Addirittura un grande Paese petrolifero come la Nigeria sconta una incredibile inadeguatezza nello sviluppo delle reti di distribuzione interna dei carburanti.
Per questo diversi stati, soprattutto quelli privi di sbocco al mare, stanno dando massima priorità allo sviluppo di linee di comunicazione, ferroviarie in particolare modo, con i porti. Il Malawi, ad esempio, dopo vent’anni ha ripristinato una linea ferroviaria dal porto di Nacala in Mozambico, che ha posto fine alla sua cronica scarsità di carburanti. Lo scorso primo agosto in Tanzania è stata inaugurata una nuova linea ferroviaria dal porto di Dar es Salaam e Morogoro alla capitale della Tanzania, Dodoma, che collega con la Tanzania Paesi che non hanno accesso all’Oceano Indiano: Burundi, Repubblica Democratica del Congo e Ruanda. L’infrastruttura è stata realizzata da una società turca. La stessa Turchia, già presente in Libia, pattuglia le acque della Somalia, anche per controbilanciare le pretese dell’Etiopia, per il medesimo motivo, il collegamento marittimo, attraverso il Somaliland.
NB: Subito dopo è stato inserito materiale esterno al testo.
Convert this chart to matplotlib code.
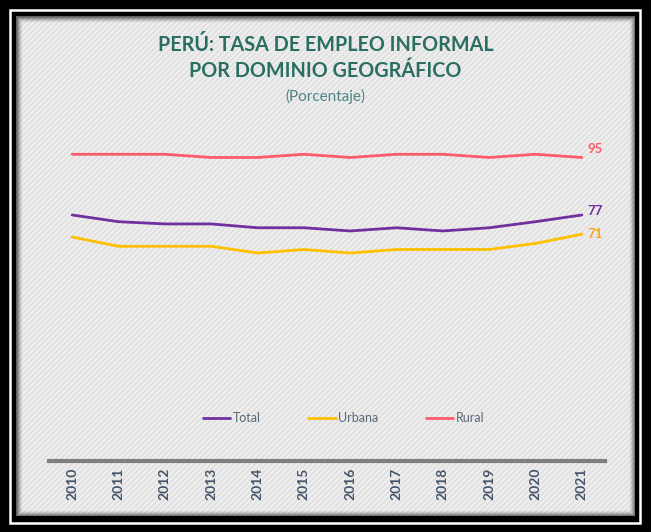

La stessa Algeria sta realizzando con la Cina un ambizioso progetto di ampliamento della sua rete ferroviaria per seimila km, che la renderà l’hub ferroviario di collegamento col Mediterraneo di molti Paesi dell’Africa centro – settentrionale.
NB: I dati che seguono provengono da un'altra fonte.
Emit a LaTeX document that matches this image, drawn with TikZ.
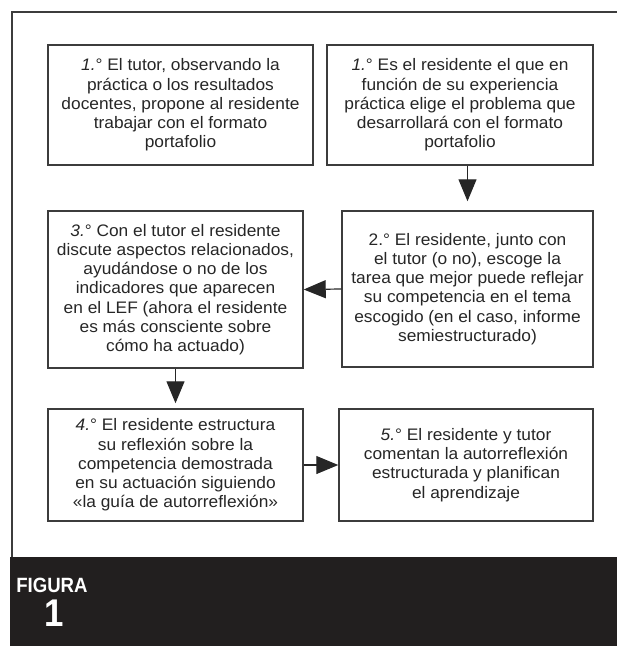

La priorità in Africa per diversi stati è ancora quella di raggiungere il pieno esercizio della sovranità statale sull’intero loro territorio, la cessazione dei conflitti. In secondo luogo non si accontentano più del cosiddetto commercio equo. Che si tratti del caffè o del litio, del cacao o del cobalto, questi Paesi intendono insediare sul loro territorio una parte delle industrie di trasformazione in modo da partecipare più equamente alla catena del valore dei prodotti che esportano, anche nell’ambito del marketing e dei servizi.
Bisogna, dunque, cercare di sintonizzarsi con queste nuove istanze, fare prima ciò di cui le nazioni africane hanno bisogno, se si vuole far avanzare il Piano Mattei in un’ottica nazionale e di Unione Europea. Perché gli altri (non solo Cina, ma anche Stati Uniti, India, Brasile, Russia, Turchia, Emirati Arabi, Arabia Saudita…) già stanno facendo così, se si vuole evitare che il Piano Mattei rimanga, non una scatola vuota, ma uno strumento al di sotto delle sue possibilità. Il tutto in uno spirito bipartisan che su una questione così centrale per il futuro come le relazioni con l’Africa, non può mancare.